There was always something preventing me from living the perfect life of the women in the perfume ads.

But the most disturbing thing of all is how this kind of vicious tearing down of every aspect of our appearance is so ingrained into so many of us women that we no longer see the absolute absurdity of it. It’s completely normal. I mean, talk about multi-tasking. From a very young age, this internal monologue runs through our heads as we earn top grades in school and play three different sports and act in plays and create art and start our careers and earn accolades and fall in love and volunteer and travel the world and get published and rescue shelter pets and raise our kids and buy our own home.

But who has time to reflect on all that we’ve accomplished in life when our unruly and patchy eyebrows aren’t perfectly plucked into an arch?

And I’m sure I would have skipped happily to my death with this Imperial March of Imaginary Facial and Bodily Deformities continually running through my head if it weren’t for one small thing. One very small thing, in fact.

Here in a few months I will be giving birth to a daughter. A beautiful, perfect little girl. A sweet, pink-cheeked tiny angel.

Who is going to emerge from my body as the devil herself.

Yes, apparently my wonderful not-yet-born baby girl is bound to be difficult. Because, according to multiple sources, girls are so much more difficult than boys. My closest family members tell me this. My good friends tell me this. Complete strangers who ask the gender of my swollen belly feel the need to tell me this as they are awkwardly rubbing me like I’m a breathing, bloated magic lamp.

Boys will be boys. But girls? Well, girls will be brats.

Of course, not everyone believes this. But it sure feels like it. And it makes me so utterly sad.
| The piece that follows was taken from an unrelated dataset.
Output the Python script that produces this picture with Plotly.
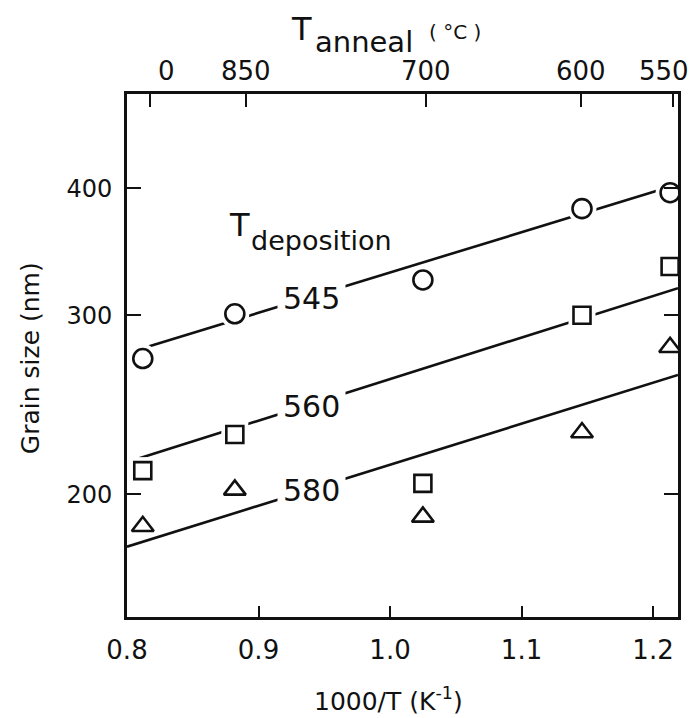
import math
import plotly.graph_objects as go

# Reciprocal anneal temperature (1000/T, K^-1) of each sample column
inv_T = [0.812, 0.882, 1.025, 1.146, 1.213]

# Grain size (nm) for the three deposition temperatures
grain_545 = [272, 301, 325, 382, 396]
grain_560 = [211, 229, 205, 300, 335]
grain_580 = [186, 202, 190, 230, 279]

# Trend lines (end points)
fit_545_x = [0.812, 1.213]
fit_545_y = [278.4, 401.4]
fit_560_x = [0.8094, 1.219]
fit_560_y = [217.0, 319.0]
fit_580_x = [0.8, 1.219]
fit_580_y = [177.6, 262.1]

# Axis ticks
x_ticks = [0.8, 0.9, 1.0, 1.1, 1.2]
x_ticktext = ["0.8", "0.9", "1.0", "1.1", "1.2"]
y_ticks = [200, 300, 400]
anneal_C = [950, 850, 700, 600, 550]
anneal_text = ["0", "850", "700", "600", "550"]

# Deposition temperature labels placed on the trend lines
dep_labels = ["545", "560", "580"]
dep_label_x = 0.9406
dep_label_y = [311.8, 244.1, 201.5]

FONT = "DejaVu Sans"
INK = "#111111"

anneal_ticks = [1000.0 / (t + 273.15) for t in anneal_C]
# top labels sit on their ticks, except the two end ones which are nudged inward
anneal_label_x = list(anneal_ticks)
anneal_label_x[0] = 0.8297
anneal_label_x[-1] = 1.2085

fig = go.Figure()

# trend lines
for fx, fy in [(fit_545_x, fit_545_y), (fit_560_x, fit_560_y), (fit_580_x, fit_580_y)]:
    fig.add_trace(go.Scatter(x=fx, y=fy, mode="lines",
                             line=dict(color=INK, width=2.6),
                             hoverinfo="skip", showlegend=False))

# white halos so the lines break around the open symbols
for ys, sym, sz in [(grain_545, "circle", 29), (grain_560, "square", 27)]:
    fig.add_trace(go.Scatter(x=inv_T, y=ys, mode="markers",
                             marker=dict(symbol=sym, size=sz, color="white",
                                         line=dict(width=0)),
                             hoverinfo="skip", showlegend=False))

# data points
for ys, sym, sz, name in [(grain_545, "circle", 19, "545"),
                          (grain_560, "square", 17, "560"),
                          (grain_580, "triangle-up", 19, "580")]:
    fig.add_trace(go.Scatter(x=inv_T, y=ys, mode="markers", name=name,
                             marker=dict(symbol=sym, size=sz, color="white",
                                         line=dict(color=INK, width=2.6)),
                             showlegend=False))

# invisible trace to activate the top (anneal temperature) axis
fig.add_trace(go.Scatter(x=[0.8, 1.219], y=[300, 300], xaxis="x2", mode="lines",
                         line=dict(width=0), hoverinfo="skip", showlegend=False))

annotations = []
for txt, ly in zip(dep_labels, dep_label_y):
    annotations.append(dict(x=dep_label_x, y=math.log10(ly), xref="x", yref="y",
                            text=txt, showarrow=False, bgcolor="white", borderpad=5,
                            font=dict(family=FONT, size=30, color=INK),
                            xanchor="center", yanchor="middle"))

# "T deposition" heading
annotations.append(dict(x=0.2033, y=0.7495, xref="paper", yref="paper", text="T",
                        showarrow=False, font=dict(family=FONT, size=32, color=INK),
                        xanchor="center", yanchor="middle"))
annotations.append(dict(x=0.3521, y=0.7208, xref="paper", yref="paper", text="deposition",
                        showarrow=False, font=dict(family=FONT, size=27, color=INK),
                        xanchor="center", yanchor="middle"))

# top axis title "T anneal (°C)"
annotations.append(dict(x=0.3158, y=1.1252, xref="paper", yref="paper", text="T",
                        showarrow=False, font=dict(family=FONT, size=32, color=INK),
                        xanchor="center", yanchor="middle"))
annotations.append(dict(x=0.4310, y=1.0994, xref="paper", yref="paper", text="anneal",
                        showarrow=False, font=dict(family=FONT, size=29, color=INK),
                        xanchor="center", yanchor="middle"))
annotations.append(dict(x=0.5953, y=1.1185, xref="paper", yref="paper", text="( °C )",
                        showarrow=False, font=dict(family=FONT, size=20, color=INK),
                        xanchor="center", yanchor="middle"))

# top axis tick labels
for txt, lx in zip(anneal_text, anneal_label_x):
    annotations.append(dict(x=lx, y=1.0, xref="x", yref="paper", text=txt,
                            showarrow=False, font=dict(family=FONT, size=26, color=INK),
                            xanchor="center", yanchor="bottom", yshift=6))

# axis titles
annotations.append(dict(x=0.4737, y=-0.158, xref="paper", yref="paper",
                        text="1000/T (K<sup>-1</sup>)", showarrow=False,
                        font=dict(family=FONT, size=25, color=INK),
                        xanchor="center", yanchor="middle"))
annotations.append(dict(x=-0.176, y=0.495, xref="paper", yref="paper",
                        text="Grain size (nm)", textangle=-90, showarrow=False,
                        font=dict(family=FONT, size=25, color=INK),
                        xanchor="center", yanchor="middle"))

fig.update_layout(
    width=691, height=718,
    margin=dict(l=127, r=13, t=94, b=101, autoexpand=False),
    paper_bgcolor="white", plot_bgcolor="white",
    font=dict(family=FONT, color=INK),
    showlegend=False,
    annotations=annotations,
    xaxis=dict(range=[0.8, 1.219], tickvals=x_ticks, ticktext=x_ticktext,
               ticks="inside", ticklen=11, tickwidth=2, tickcolor=INK,
               showline=True, linewidth=3, linecolor=INK,
               showgrid=False, zeroline=False, ticklabelstandoff=8,
               ticklabeloverflow="allow", automargin=False,
               tickfont=dict(family=FONT, size=26, color=INK)),
    xaxis2=dict(range=[0.8, 1.219], overlaying="x", side="top",
                tickvals=anneal_ticks, showticklabels=False,
                ticks="inside", ticklen=13, tickwidth=2, tickcolor=INK,
                showline=True, linewidth=3, linecolor=INK,
                showgrid=False, zeroline=False, automargin=False),
    yaxis=dict(type="log", range=[2.1803, 2.6948], tickvals=y_ticks,
               ticktext=[str(v) for v in y_ticks],
               ticks="inside", ticklen=14, tickwidth=2, tickcolor=INK,
               showline=True, linewidth=3, linecolor=INK, mirror="ticks",
               showgrid=False, zeroline=False, ticklabelstandoff=7,
               automargin=False,
               tickfont=dict(family=FONT, size=24, color=INK)),
)

fig.write_html("out.html")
Because whether or not you believe raising girls is more difficult, the fact remains it is more difficult to be a girl. Remember, Ginger Rogers did everything Fred Astaire did, only backwards and in heels. And the poor lady was still expected not to sweat her makeup off or muss up her hair.

This is the world my “bound-to-be” difficult daughter is entering. Complete with a “I feel naked without ten pounds of eyeliner on” mother raising her to boot.

She doesn’t stand a chance.

Which is why I now realize something has to change, starting with me. Because I don’t want my daughter wasting any time sitting in front of a mirror hating her face at the tender age of 11. Not when there are books to read and trees to climb and adventures to begin and secret giggles to share and songs to belt out off-key and races to run and ice cream on hot afternoons to eat.

I want her, when she even bothers to notice her face, a face that I gave her, to realize that it’s just one small part of the amazing whole that makes up who she is. As are her bony knees and loud laugh and curly hair and love of dogs and freckled shoulders and all the other actual elements that will make up who she is that I can’t even imagine yet.

I want makeup and fashion to simply be something creative she gets to play around with, not something that determines her self-worth. I want exercise to be fun, not something she has to do to be considered desirable. I want food to be delicious fuel, not a life-long battle she always thinks she’s losing. I want success to be how she defines it, not how the boy she likes defines it, not how a magazine defines it and not how the more terrible elements of the Internet comments section defines it.

But that can only happen if she has a good role model. And I’m determined that she will.

Because as it turns out, my nose was actually perfect this whole time.